- **Lines of data**
☆ ☆ ☆ ☆ ☆ ☆ ☆
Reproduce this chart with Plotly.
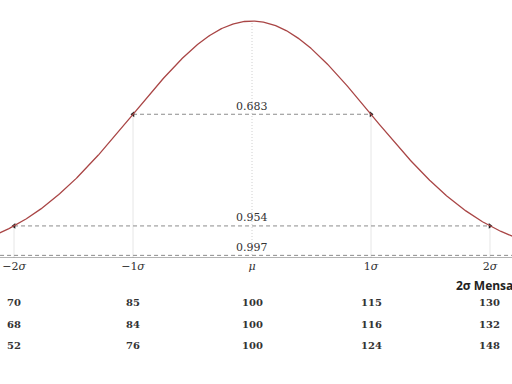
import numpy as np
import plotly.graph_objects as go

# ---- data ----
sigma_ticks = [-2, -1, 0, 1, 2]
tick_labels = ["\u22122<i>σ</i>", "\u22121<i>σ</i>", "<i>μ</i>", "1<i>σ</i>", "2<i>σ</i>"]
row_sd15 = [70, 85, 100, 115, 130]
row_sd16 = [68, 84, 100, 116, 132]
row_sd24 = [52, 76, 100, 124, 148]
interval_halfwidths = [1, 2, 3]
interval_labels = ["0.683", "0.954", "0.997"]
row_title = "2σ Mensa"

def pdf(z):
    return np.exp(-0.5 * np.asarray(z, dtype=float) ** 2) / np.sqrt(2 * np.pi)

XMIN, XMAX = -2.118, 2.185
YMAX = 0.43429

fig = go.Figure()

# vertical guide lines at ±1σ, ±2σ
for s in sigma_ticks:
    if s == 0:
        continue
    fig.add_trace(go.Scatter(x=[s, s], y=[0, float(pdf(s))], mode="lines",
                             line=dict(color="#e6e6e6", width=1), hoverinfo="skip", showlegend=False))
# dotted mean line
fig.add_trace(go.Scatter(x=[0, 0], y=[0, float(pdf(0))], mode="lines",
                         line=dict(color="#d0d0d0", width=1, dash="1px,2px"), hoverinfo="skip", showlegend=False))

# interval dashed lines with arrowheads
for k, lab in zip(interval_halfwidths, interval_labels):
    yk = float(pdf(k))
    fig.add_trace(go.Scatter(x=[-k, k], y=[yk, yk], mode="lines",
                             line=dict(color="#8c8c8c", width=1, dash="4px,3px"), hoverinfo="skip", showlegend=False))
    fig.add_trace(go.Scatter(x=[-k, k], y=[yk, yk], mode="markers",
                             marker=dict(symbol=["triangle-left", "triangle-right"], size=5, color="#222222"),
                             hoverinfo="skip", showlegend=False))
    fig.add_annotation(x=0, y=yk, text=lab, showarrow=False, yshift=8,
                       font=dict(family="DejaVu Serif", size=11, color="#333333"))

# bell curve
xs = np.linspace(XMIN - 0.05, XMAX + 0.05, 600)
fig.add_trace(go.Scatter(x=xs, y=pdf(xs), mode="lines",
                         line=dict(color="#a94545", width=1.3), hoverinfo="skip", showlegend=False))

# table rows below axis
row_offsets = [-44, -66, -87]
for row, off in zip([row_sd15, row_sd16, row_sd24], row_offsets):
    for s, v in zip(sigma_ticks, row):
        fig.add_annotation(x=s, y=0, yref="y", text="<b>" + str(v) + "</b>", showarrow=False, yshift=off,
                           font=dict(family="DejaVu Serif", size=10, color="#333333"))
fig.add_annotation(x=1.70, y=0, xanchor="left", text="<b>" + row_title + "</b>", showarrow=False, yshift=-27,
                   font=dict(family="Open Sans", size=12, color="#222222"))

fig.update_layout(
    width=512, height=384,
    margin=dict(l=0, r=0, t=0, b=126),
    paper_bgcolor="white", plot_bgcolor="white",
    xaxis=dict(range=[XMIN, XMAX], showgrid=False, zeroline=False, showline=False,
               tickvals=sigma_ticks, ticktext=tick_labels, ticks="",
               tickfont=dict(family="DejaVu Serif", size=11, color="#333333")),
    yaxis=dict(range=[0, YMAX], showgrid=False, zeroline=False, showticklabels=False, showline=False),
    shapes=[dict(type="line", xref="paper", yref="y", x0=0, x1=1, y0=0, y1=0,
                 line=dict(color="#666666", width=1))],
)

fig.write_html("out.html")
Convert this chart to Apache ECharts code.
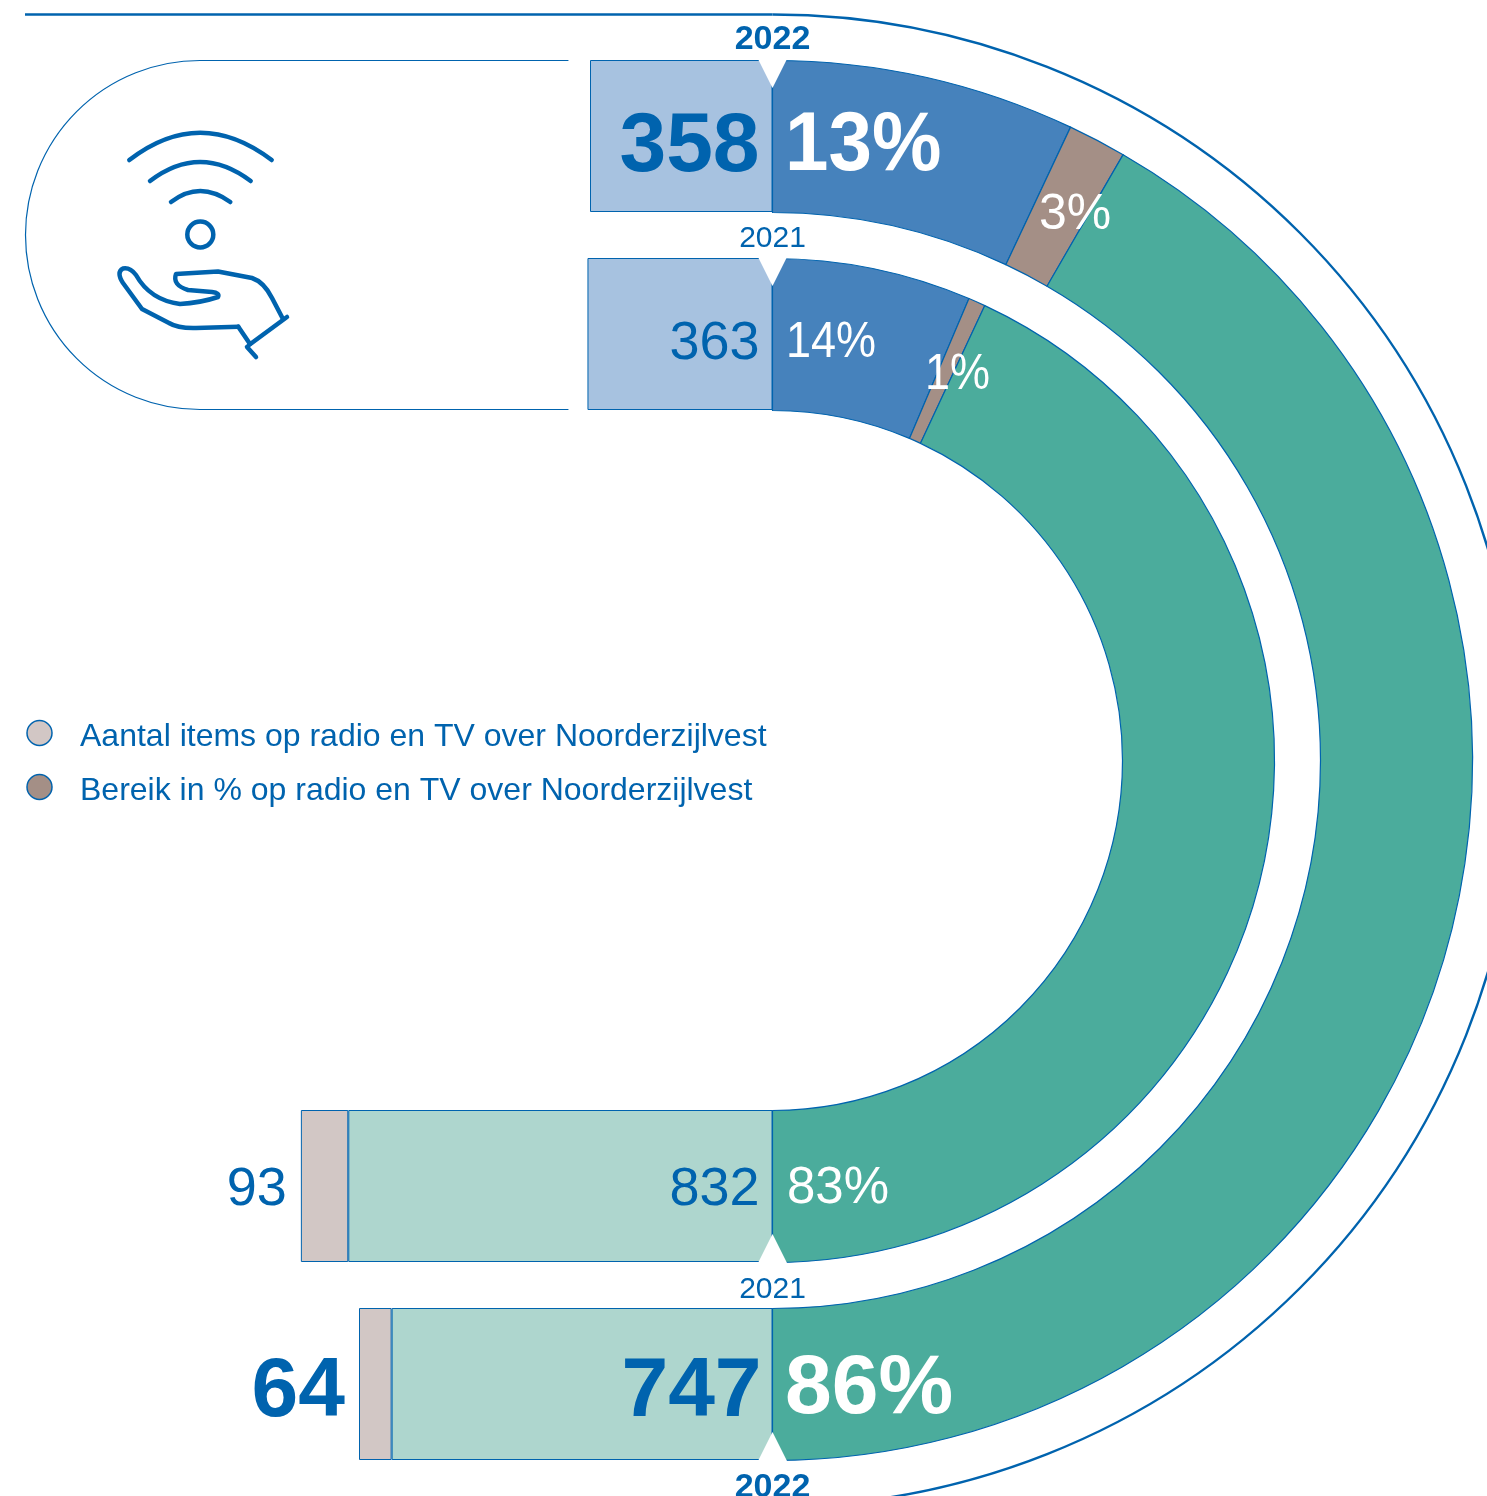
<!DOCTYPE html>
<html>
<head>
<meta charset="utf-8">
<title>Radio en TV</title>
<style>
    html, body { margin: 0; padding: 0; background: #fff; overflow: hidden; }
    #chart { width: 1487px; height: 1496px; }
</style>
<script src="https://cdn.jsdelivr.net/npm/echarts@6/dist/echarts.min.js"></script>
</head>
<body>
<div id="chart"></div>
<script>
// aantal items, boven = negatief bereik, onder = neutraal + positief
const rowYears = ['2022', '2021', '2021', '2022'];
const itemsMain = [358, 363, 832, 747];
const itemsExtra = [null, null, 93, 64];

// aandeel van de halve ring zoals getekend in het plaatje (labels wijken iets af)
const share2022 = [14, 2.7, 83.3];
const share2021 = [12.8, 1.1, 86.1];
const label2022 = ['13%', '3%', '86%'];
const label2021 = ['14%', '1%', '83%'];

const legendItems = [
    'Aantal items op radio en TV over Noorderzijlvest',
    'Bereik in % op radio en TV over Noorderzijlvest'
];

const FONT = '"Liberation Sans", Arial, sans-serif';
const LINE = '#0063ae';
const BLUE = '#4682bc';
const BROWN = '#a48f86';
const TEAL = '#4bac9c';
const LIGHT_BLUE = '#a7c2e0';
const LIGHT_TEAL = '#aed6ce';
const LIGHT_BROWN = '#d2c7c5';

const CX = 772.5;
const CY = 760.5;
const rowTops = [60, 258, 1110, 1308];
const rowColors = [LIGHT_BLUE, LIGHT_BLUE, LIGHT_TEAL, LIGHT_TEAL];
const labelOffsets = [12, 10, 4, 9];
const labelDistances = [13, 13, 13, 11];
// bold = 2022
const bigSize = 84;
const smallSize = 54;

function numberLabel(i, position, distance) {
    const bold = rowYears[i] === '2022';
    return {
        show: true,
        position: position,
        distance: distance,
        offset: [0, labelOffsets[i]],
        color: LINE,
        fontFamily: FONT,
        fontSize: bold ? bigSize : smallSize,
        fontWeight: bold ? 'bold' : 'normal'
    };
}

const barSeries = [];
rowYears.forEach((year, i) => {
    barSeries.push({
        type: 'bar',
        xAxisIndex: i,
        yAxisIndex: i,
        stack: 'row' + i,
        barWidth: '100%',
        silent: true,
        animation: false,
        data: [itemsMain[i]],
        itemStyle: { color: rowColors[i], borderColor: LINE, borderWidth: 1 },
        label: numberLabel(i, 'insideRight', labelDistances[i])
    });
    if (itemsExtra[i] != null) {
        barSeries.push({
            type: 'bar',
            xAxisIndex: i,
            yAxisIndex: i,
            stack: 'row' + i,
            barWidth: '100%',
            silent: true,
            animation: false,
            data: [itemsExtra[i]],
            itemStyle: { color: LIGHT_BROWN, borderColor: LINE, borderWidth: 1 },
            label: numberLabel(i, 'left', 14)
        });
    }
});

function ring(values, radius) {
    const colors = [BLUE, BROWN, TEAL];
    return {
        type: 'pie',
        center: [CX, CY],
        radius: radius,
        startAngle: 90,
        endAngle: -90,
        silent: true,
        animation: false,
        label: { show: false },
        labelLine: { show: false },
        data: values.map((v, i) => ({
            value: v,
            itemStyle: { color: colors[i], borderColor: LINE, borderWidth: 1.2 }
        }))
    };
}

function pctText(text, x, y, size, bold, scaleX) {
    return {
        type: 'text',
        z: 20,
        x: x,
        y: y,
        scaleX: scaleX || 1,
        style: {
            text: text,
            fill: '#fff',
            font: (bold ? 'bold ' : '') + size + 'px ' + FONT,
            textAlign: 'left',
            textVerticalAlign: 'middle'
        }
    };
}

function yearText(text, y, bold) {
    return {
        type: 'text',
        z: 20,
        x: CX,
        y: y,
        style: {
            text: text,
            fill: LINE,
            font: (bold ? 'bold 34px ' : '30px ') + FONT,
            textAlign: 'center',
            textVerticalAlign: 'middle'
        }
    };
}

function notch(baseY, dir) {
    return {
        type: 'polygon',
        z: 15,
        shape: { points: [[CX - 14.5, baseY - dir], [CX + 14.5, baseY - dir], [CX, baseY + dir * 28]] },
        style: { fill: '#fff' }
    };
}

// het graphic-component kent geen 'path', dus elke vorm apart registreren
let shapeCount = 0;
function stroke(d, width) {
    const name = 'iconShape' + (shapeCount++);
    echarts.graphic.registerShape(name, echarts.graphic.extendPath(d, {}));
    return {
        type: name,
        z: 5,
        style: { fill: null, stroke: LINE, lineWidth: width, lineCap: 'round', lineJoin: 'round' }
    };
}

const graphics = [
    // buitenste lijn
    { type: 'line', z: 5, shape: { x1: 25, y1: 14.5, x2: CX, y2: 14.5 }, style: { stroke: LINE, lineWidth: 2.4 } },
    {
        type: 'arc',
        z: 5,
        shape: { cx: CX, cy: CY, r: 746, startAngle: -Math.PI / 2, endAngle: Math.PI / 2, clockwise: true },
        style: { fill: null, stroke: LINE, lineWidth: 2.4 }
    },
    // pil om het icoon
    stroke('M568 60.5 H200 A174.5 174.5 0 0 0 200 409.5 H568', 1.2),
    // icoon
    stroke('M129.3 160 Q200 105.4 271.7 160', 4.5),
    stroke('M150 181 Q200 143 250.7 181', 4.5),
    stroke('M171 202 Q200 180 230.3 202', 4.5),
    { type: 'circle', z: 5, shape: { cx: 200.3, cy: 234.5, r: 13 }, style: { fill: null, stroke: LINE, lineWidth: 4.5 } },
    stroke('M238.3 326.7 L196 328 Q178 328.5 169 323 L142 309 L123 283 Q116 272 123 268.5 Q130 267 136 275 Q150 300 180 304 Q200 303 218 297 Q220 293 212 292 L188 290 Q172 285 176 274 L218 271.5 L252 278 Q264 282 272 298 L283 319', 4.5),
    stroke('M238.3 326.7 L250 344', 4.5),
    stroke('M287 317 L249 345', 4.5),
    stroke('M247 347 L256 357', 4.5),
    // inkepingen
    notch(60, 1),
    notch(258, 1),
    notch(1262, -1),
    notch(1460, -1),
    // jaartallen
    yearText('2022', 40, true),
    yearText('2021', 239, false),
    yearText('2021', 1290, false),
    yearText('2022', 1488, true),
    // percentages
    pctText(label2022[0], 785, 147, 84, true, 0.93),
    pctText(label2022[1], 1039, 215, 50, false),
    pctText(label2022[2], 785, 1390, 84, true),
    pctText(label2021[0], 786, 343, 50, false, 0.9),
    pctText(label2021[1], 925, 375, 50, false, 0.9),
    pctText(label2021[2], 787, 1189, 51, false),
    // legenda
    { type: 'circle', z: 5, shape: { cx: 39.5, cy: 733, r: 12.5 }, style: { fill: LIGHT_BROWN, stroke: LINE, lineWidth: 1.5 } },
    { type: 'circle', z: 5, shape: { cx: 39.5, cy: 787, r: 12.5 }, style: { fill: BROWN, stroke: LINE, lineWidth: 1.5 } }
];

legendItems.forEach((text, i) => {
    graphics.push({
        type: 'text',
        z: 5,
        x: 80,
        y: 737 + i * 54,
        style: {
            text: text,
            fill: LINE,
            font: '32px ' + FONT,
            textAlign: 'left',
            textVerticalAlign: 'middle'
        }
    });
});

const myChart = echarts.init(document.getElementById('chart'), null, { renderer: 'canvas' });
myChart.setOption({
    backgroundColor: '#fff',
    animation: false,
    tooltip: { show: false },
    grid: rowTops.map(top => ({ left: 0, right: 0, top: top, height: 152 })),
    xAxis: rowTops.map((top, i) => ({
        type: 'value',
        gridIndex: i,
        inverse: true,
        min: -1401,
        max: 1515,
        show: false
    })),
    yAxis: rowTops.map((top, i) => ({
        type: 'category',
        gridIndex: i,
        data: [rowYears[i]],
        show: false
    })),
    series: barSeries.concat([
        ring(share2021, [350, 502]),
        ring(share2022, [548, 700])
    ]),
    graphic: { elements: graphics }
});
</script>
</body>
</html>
☆ ☆ ☆ ☆ ☆ ☆ ☆
- **WRITTEN PROBLEM**
Take the lines from the first line of the entries through the line with "fig = go.Figure()", inclusive, and give them again exactly, minus any pictures.

- **EXERCISE OUTPUT**
Reproduce this chart with Plotly.
import numpy as np
import plotly.graph_objects as go

# ---- data ----
sigma_ticks = [-2, -1, 0, 1, 2]
tick_labels = ["\u22122<i>σ</i>", "\u22121<i>σ</i>", "<i>μ</i>", "1<i>σ</i>", "2<i>σ</i>"]
row_sd15 = [70, 85, 100, 115, 130]
row_sd16 = [68, 84, 100, 116, 132]
row_sd24 = [52, 76, 100, 124, 148]
interval_halfwidths = [1, 2, 3]
interval_labels = ["0.683", "0.954", "0.997"]
row_title = "2σ Mensa"

def pdf(z):
    return np.exp(-0.5 * np.asarray(z, dtype=float) ** 2) / np.sqrt(2 * np.pi)

XMIN, XMAX = -2.118, 2.185
YMAX = 0.43429

fig = go.Figure()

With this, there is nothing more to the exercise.